NEW YORK (AP) – A scarf can be a wardrobe's workhorse. It adds color, style, and, especially as the weather turns wintery, warmth.
Now, if you only knew how to tie the thing.
Don't go for a complicated knot, says Talbots' fashion director Tammy Vipperman. Flair largely comes from confidence, so any hesitation about tying the scarf will show, she adds, but there are plenty of easy knots that still kick up your outfit.
"If you can fold laundry and tie a basic knot, you can wear a scarf," she says.
Lay the scarf flat on a table, taking two opposite-end corners and folding them into the center, giving you two straight edges. Keep folding those outer straight edges into the center until you have, essentially, a scarf sash. Wrap it around your neck, setting up the knot slightly toward one side.
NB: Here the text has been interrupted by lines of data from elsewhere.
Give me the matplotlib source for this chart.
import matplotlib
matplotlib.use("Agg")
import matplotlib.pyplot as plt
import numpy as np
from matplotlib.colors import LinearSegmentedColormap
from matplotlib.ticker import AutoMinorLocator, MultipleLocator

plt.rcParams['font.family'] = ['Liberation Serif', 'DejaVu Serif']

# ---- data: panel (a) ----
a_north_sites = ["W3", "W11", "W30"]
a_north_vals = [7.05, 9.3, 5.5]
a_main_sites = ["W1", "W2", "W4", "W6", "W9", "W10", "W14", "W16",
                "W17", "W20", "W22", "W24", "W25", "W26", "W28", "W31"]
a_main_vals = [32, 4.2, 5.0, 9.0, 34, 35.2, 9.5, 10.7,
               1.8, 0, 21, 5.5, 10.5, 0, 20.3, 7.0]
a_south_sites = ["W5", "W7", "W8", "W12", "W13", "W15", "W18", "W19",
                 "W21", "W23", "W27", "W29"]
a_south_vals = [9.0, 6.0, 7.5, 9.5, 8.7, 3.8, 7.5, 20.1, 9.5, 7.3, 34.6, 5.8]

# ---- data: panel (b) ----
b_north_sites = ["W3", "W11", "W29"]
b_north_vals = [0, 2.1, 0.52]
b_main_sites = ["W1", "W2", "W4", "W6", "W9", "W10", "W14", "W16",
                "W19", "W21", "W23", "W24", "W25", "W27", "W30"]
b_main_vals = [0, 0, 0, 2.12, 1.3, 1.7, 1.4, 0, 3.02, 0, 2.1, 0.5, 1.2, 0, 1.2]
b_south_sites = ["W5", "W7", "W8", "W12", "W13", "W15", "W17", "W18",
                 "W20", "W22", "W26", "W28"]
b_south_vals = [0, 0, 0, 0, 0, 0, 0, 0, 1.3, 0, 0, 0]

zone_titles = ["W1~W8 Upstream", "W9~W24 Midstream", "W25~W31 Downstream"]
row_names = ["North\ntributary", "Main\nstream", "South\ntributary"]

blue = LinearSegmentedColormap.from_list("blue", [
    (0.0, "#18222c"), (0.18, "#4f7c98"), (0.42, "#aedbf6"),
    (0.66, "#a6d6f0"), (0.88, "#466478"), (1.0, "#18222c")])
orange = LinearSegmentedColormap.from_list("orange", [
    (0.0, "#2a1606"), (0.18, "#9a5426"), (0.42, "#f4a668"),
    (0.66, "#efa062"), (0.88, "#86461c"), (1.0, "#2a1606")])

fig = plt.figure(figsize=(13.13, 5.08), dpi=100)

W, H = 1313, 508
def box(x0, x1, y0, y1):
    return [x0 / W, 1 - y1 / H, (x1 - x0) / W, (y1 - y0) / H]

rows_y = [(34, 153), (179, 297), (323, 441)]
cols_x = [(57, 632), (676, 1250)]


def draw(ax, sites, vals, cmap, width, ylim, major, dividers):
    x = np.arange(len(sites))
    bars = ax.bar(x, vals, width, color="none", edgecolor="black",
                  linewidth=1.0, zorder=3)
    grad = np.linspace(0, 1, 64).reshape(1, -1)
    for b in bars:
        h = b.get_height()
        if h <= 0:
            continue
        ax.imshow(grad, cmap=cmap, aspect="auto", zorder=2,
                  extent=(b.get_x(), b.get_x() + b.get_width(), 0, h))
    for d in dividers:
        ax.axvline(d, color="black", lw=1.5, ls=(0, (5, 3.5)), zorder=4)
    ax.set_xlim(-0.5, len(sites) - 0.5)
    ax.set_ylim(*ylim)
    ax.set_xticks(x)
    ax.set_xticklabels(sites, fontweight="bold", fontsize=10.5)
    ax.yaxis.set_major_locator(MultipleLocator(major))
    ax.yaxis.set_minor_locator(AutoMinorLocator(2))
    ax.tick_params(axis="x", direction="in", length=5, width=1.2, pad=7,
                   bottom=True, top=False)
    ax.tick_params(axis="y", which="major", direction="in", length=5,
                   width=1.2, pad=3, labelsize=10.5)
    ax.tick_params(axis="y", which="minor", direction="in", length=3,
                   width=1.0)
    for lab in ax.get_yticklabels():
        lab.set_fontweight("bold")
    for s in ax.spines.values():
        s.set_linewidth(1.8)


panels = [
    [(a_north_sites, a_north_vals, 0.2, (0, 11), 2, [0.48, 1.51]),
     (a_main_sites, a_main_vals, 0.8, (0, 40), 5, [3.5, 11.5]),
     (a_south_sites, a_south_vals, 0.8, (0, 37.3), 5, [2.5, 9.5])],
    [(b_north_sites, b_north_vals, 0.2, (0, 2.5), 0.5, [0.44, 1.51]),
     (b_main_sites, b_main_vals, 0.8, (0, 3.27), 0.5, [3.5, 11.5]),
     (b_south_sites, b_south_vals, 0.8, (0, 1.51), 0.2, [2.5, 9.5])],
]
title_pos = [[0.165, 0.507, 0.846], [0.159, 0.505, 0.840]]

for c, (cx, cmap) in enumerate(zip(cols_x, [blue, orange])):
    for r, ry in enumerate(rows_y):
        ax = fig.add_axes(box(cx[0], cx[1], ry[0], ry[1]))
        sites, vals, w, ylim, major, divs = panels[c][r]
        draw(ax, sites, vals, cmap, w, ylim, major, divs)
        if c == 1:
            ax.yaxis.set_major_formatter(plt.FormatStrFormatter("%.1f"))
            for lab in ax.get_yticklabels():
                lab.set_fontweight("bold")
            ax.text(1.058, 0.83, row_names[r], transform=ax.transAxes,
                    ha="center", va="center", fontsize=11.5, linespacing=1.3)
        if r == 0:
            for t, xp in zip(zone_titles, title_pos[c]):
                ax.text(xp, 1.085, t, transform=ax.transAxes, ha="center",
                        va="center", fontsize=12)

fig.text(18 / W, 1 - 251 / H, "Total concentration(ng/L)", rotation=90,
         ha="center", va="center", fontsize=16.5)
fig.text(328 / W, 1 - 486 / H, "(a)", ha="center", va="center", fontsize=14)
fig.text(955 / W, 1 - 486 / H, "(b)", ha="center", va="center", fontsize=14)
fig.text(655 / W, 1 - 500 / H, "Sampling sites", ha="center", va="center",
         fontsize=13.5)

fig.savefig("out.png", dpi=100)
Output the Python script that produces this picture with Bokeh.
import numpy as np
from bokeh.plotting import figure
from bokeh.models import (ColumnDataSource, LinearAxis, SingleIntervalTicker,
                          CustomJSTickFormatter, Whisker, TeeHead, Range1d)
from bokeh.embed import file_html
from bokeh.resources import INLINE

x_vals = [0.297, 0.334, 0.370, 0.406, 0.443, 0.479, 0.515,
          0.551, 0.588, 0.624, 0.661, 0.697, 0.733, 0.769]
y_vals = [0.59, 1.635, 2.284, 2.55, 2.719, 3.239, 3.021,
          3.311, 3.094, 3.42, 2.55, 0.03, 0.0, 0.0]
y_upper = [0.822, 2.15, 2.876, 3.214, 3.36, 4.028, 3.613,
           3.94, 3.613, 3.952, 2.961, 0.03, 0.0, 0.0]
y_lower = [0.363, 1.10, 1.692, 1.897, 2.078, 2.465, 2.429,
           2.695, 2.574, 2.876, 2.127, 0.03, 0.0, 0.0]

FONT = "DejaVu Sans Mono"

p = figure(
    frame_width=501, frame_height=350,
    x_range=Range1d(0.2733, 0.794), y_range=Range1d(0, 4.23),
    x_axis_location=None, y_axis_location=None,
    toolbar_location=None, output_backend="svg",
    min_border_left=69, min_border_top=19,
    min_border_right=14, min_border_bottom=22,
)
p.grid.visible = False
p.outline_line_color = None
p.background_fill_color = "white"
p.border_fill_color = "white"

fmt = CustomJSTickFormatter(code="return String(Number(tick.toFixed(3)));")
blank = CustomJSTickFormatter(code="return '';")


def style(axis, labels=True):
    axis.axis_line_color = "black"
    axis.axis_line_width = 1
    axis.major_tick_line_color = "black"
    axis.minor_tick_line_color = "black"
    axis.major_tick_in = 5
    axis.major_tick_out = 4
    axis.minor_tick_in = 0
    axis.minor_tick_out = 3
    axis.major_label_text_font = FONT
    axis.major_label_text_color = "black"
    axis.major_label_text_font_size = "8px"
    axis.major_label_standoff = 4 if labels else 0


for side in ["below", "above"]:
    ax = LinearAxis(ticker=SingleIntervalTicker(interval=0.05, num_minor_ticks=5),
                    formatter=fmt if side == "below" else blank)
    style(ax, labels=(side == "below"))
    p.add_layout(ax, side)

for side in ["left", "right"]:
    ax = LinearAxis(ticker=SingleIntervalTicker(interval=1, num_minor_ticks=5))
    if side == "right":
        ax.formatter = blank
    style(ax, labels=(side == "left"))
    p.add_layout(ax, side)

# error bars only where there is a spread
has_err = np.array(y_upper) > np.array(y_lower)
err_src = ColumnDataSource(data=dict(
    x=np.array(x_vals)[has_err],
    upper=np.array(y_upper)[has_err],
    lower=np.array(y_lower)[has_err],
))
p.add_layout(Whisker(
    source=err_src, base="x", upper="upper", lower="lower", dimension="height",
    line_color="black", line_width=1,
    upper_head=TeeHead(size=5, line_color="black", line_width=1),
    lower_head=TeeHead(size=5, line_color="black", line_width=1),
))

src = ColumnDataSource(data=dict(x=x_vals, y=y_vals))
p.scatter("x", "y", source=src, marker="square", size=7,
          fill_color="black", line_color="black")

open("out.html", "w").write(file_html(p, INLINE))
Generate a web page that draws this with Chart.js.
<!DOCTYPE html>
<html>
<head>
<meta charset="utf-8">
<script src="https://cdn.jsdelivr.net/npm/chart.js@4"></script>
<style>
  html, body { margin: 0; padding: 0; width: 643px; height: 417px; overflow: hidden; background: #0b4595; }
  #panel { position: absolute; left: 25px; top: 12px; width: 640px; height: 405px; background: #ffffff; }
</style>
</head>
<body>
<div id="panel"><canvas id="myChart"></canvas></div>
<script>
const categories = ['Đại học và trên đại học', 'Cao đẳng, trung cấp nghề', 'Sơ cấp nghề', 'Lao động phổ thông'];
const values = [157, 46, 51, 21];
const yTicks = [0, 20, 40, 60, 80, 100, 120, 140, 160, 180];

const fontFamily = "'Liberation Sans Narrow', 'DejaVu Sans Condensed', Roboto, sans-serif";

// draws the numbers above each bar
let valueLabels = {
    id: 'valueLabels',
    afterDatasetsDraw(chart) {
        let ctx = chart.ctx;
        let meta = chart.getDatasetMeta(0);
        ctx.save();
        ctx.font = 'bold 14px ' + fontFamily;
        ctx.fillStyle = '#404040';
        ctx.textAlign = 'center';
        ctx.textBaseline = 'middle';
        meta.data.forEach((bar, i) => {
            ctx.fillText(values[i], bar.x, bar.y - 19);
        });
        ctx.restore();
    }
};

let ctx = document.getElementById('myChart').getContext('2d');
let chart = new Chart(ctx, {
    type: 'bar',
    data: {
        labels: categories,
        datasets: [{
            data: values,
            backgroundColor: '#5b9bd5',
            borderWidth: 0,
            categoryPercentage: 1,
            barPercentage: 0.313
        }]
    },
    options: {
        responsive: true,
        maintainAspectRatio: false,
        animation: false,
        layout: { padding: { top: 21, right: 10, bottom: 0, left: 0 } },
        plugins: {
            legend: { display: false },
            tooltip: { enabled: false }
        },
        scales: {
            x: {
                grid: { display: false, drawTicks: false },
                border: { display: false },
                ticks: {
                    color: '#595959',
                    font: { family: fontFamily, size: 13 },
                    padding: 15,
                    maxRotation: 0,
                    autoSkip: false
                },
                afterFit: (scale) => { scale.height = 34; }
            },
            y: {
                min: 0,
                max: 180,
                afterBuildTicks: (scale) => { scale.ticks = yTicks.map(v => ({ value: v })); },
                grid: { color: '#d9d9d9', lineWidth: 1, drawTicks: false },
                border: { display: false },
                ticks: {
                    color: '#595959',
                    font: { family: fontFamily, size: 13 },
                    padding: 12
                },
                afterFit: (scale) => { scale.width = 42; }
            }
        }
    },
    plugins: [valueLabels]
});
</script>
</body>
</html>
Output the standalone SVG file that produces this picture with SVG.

Pull the two ends into an X to tie. The key to the flattest, most flattering knot will be to cross the ends so the outside piece is on the bottom, closest to the body, and then pulling that over the top and then down through the knot so it will stay in place and not flap around, Vipperman says.
"Most people think this is the most intimidating scarf," she says. "But you can wear it with a cardigan, denim, a little heel with a necklace. Let's bust the myth right now that you can't wear a scarf and a necklace."
Vipperman's word for the knit scarf with built-in ruffles is the "noodle," because it stretches, bends and bounces.
"You can sort of do whatever you want with it. It's a terrific base," she says.
You get an Elizabethan-collar effect if you keep looping it around to the bustline level, tying it loosely at the back of the neck. Go a little tighter and you have a turtleneck.
You also can wear it long and loose, not really tying it at all.
This is the scarf you want with you all the time. It goes under a coat, over a coat, with a low neckline or a high one, and it's the perfect thing to keep at the office where the temperature can go up and down, Vipperman says.
She doesn't like it to be worn perfectly, though. She prefers to fold it corner to corner to make a triangle, put it over the shoulders on a slightly uneven bent, tie it with the outside piece now coming out from under the knot and then create a one-sided bow. That gives it "flourish," she explains.
Other than the delicate silk scarves, most are tied underhanded with the end coming out the top to create volume. Scarves are a sign of personal style, and, for the most part, you want to draw attention to them, she says.
The classic winter scarf with fringe at the edges is nice because it's practically flat when worn under a coat, Vipperman says. She prefers the "gentleman's fold," which really isn't a fold: The scarf goes around the neck and the sides are flat against the body and positioned like lapels of a jacket.
An alternate is to fold the scarf in half so its length is two layers make a loop at the fold, wrap the scarf around the neck, pulling the loose end through the loop. Vipperman likes to see this look in a bright, cheerful color against a neutral-colored coat.
This scarf is longer, thinner and usually with fringe on the end. Because of its length, it's really the only shape you can successfully toss oh-so-casually over the shoulders. Start with the end that's going to hang in front, positioning it about midthigh. Wrap the rest of the scarf around the neck, crossing in the front and then to the back, letting the other side hang down. It'll be hanging down the same side as the piece in the front.
Vipperman, though, wants people to experiment on their own and do whatever is comfortable with their scarves as long as they're wearing them: "A scarf can be 'runway,' a head-to-toe basic, whatever you want. Play with them and have fun."